→ **What the exercise asks**:
Will you output the lines between the ones holding "Give me the" and "const yTicks = [0, 100, 200, 300, 400, 500]", inclusive, exactly as they stand, and only those lines, with the pictures left out?

→ **Items from a dataset**:
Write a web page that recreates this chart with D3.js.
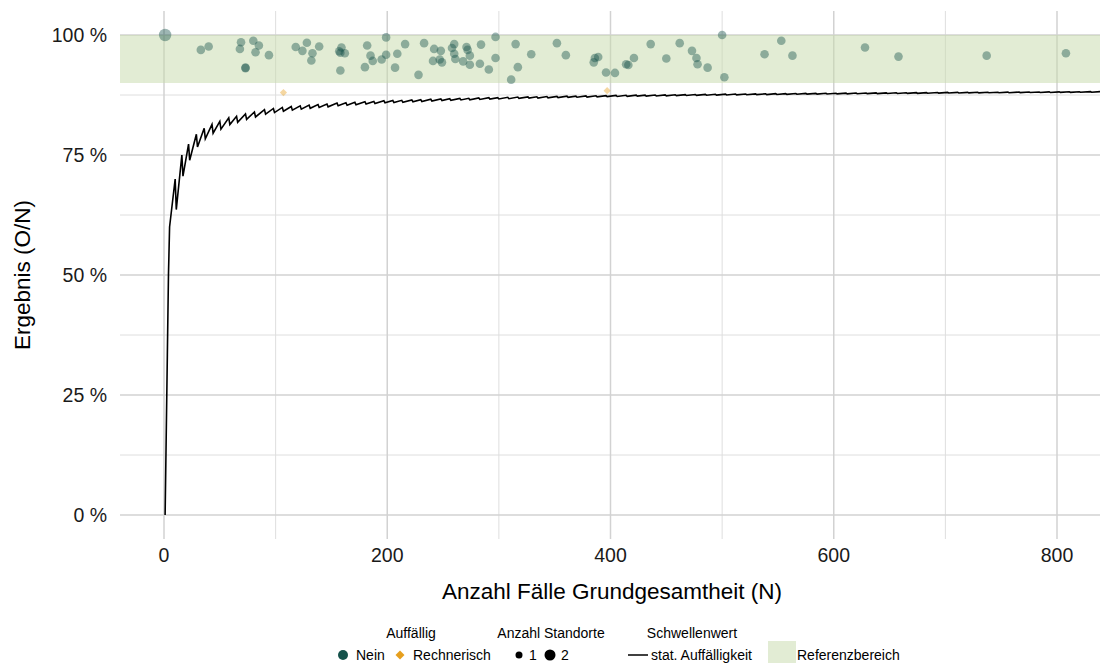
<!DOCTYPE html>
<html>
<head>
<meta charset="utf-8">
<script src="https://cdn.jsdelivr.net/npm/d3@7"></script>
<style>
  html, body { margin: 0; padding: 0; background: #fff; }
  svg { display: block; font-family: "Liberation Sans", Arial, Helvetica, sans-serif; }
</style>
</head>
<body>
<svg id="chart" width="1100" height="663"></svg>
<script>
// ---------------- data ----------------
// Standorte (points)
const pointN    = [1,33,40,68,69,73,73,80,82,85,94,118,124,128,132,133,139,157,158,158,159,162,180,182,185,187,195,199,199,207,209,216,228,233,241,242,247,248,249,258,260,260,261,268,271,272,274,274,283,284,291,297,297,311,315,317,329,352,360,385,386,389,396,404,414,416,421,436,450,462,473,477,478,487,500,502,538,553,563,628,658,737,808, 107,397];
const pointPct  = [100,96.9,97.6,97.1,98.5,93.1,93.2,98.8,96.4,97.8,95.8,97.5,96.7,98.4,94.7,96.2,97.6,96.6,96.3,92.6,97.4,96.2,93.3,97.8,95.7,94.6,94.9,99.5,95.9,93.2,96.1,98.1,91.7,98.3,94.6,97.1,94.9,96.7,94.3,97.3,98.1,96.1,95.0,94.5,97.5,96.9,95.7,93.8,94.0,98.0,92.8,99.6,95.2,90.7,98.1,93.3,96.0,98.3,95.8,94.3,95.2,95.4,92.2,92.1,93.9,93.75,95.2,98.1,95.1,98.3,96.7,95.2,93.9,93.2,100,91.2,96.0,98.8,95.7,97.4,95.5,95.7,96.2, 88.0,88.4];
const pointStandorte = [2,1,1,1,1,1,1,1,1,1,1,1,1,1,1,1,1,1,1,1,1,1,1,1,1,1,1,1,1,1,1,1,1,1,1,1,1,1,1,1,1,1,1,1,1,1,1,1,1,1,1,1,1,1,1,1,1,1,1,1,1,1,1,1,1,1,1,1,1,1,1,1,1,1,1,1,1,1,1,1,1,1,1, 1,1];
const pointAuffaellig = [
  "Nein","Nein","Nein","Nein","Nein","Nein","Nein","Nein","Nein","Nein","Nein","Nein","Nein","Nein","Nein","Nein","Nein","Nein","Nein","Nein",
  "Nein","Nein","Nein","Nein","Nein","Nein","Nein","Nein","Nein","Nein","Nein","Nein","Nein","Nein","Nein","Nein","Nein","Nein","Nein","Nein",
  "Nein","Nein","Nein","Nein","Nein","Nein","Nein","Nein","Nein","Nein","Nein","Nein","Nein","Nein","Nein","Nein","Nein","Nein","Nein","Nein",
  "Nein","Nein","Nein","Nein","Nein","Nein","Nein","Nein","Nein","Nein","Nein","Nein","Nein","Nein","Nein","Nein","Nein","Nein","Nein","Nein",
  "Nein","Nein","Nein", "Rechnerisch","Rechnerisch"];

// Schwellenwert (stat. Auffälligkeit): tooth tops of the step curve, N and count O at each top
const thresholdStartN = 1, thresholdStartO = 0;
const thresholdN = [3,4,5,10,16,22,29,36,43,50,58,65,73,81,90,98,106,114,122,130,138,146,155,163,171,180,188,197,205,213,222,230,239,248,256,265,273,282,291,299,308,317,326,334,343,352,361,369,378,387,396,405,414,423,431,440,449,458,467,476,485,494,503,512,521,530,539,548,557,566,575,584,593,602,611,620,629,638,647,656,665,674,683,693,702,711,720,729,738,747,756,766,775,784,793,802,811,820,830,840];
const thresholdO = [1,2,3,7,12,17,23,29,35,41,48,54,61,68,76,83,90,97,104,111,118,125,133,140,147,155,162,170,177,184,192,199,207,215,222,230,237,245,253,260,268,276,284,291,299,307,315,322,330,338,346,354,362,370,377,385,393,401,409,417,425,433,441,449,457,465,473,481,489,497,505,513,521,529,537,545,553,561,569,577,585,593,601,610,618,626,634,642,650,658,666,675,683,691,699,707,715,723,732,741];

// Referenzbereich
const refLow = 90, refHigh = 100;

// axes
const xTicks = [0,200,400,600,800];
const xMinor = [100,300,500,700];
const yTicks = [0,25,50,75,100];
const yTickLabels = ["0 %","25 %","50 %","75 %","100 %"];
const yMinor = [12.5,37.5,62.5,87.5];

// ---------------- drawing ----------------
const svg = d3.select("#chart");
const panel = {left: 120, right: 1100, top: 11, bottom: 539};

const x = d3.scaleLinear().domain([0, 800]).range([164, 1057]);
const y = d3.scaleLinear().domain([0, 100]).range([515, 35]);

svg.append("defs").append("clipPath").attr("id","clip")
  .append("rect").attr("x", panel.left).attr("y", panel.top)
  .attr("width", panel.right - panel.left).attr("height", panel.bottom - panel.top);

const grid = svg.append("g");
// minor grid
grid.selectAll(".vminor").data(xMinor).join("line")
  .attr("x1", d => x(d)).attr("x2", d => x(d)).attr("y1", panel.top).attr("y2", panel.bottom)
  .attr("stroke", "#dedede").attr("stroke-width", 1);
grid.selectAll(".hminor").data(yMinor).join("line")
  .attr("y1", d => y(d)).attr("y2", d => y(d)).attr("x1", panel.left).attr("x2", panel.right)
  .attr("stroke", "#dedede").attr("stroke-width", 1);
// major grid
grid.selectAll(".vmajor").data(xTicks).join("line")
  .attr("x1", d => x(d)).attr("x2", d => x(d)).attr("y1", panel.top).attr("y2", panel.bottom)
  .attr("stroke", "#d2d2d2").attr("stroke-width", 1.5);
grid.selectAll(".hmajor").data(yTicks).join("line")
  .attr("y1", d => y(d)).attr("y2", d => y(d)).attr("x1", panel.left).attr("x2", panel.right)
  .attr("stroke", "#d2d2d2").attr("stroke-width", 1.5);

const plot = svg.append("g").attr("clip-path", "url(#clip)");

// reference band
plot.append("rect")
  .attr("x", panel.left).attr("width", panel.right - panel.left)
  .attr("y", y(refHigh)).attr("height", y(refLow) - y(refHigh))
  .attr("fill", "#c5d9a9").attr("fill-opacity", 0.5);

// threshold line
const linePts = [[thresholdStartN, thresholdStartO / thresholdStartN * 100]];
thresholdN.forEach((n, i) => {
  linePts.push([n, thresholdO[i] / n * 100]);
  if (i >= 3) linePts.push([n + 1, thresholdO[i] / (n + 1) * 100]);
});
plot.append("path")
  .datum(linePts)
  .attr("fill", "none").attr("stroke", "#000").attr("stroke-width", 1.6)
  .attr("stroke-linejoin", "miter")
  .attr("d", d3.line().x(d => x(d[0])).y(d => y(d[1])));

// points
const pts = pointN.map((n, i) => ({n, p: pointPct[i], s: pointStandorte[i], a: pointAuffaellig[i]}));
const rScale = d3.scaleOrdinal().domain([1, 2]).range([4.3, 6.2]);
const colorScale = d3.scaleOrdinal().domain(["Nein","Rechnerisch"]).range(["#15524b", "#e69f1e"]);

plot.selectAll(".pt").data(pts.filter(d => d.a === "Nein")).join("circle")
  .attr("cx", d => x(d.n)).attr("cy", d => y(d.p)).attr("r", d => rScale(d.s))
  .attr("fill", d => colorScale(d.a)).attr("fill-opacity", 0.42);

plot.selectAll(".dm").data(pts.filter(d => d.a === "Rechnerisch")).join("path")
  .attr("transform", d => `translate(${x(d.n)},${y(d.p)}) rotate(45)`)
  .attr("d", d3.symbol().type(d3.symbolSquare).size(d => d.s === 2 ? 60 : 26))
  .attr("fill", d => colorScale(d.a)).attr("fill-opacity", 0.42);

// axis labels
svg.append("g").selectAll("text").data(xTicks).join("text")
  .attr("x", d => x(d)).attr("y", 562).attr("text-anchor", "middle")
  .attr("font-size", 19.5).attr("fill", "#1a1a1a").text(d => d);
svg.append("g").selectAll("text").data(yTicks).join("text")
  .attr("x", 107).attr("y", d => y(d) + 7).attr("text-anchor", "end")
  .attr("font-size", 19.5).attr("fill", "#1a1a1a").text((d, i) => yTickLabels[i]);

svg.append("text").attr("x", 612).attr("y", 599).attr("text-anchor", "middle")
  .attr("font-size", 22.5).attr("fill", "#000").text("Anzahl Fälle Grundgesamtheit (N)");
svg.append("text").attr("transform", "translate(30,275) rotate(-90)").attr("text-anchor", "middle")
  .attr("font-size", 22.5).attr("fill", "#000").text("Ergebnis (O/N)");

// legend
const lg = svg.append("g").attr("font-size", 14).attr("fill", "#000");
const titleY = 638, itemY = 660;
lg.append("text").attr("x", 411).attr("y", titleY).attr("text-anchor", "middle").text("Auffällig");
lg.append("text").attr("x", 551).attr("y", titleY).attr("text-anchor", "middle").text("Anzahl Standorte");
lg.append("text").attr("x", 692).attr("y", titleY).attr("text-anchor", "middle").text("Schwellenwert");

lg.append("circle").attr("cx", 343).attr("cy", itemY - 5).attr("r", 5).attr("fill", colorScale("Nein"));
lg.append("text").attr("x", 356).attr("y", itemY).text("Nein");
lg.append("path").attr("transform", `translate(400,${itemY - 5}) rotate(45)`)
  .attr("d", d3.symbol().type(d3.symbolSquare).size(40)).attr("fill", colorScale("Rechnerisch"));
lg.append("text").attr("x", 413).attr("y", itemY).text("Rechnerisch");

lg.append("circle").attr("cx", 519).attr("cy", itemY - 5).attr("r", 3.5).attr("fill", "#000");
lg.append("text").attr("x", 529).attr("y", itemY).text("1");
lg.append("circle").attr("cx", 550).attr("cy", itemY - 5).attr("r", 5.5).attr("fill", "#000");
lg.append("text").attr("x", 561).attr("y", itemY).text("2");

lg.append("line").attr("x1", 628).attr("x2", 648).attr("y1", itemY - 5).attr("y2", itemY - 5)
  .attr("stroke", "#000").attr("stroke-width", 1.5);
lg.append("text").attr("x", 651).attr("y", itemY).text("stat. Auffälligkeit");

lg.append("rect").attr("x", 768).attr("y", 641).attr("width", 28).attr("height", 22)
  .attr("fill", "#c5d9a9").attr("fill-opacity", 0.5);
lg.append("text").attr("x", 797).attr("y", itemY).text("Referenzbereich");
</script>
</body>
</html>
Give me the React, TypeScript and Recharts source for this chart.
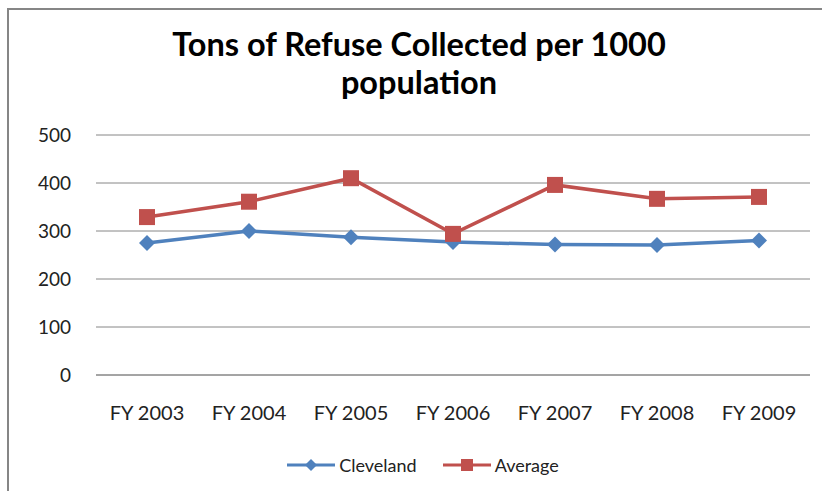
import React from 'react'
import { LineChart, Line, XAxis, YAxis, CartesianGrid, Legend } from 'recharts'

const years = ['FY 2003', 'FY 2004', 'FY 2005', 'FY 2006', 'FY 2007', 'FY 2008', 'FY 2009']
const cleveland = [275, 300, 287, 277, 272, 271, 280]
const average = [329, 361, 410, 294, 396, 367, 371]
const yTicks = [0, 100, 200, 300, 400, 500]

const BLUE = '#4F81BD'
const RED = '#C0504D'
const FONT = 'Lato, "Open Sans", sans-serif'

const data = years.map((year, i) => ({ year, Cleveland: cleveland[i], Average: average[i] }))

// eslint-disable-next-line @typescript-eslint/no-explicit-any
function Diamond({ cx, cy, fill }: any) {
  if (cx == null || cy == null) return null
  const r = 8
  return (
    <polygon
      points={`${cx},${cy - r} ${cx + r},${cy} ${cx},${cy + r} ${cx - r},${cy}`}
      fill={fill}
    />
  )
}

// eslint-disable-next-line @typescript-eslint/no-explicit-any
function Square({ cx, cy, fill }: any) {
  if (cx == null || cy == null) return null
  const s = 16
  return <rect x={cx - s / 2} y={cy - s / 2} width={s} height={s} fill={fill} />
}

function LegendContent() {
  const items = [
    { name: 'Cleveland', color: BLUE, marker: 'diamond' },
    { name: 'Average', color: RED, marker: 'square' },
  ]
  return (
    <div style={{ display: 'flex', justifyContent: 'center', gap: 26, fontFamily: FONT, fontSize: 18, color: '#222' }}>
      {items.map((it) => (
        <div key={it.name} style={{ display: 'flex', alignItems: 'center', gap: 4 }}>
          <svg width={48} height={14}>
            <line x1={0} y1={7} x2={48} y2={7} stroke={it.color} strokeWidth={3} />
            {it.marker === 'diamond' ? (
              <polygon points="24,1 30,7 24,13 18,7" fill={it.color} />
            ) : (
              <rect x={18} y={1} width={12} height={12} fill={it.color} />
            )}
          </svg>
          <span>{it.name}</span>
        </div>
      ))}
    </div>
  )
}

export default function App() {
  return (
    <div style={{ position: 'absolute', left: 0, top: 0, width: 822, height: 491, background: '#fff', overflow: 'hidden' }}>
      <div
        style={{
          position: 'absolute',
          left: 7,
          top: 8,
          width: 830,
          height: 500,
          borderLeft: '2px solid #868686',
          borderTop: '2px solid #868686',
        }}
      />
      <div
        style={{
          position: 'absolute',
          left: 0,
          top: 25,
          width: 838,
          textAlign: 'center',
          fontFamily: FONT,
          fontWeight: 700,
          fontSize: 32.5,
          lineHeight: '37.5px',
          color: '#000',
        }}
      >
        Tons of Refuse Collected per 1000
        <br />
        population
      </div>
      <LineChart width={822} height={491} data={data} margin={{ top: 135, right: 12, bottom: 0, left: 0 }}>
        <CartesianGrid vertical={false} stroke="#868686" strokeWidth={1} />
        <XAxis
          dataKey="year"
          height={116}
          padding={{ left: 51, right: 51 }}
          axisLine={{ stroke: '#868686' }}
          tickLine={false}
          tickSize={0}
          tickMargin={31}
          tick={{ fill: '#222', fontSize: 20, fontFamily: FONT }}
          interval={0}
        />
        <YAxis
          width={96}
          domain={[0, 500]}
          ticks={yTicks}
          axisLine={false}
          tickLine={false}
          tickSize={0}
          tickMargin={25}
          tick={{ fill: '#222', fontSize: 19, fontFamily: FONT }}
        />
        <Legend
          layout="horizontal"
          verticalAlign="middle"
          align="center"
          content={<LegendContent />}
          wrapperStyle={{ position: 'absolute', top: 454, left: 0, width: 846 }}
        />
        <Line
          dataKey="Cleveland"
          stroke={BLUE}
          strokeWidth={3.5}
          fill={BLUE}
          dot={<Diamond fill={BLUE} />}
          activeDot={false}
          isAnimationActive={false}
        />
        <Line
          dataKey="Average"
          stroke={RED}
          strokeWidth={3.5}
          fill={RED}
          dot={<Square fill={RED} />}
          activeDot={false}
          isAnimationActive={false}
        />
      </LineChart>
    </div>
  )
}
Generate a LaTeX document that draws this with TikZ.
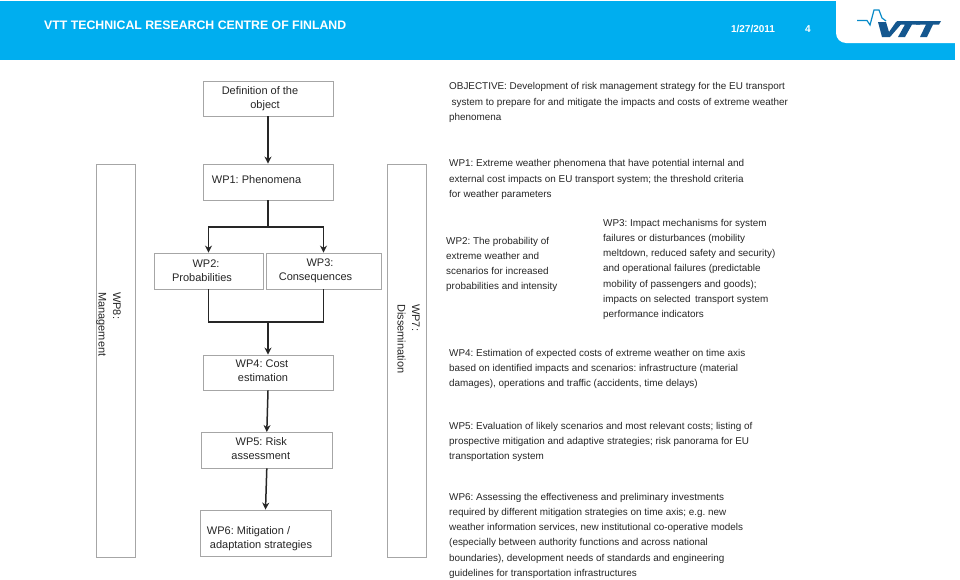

→ **Finished answer**:
Give me the React, TypeScript and Recharts source for this chart.
import React from 'react'
import { LineChart, Line, XAxis, YAxis, CartesianGrid, Legend } from 'recharts'

const years = ['FY 2003', 'FY 2004', 'FY 2005', 'FY 2006', 'FY 2007', 'FY 2008', 'FY 2009']
const cleveland = [275, 300, 287, 277, 272, 271, 280]
const average = [329, 361, 410, 294, 396, 367, 371]
const yTicks = [0, 100, 200, 300, 400, 500]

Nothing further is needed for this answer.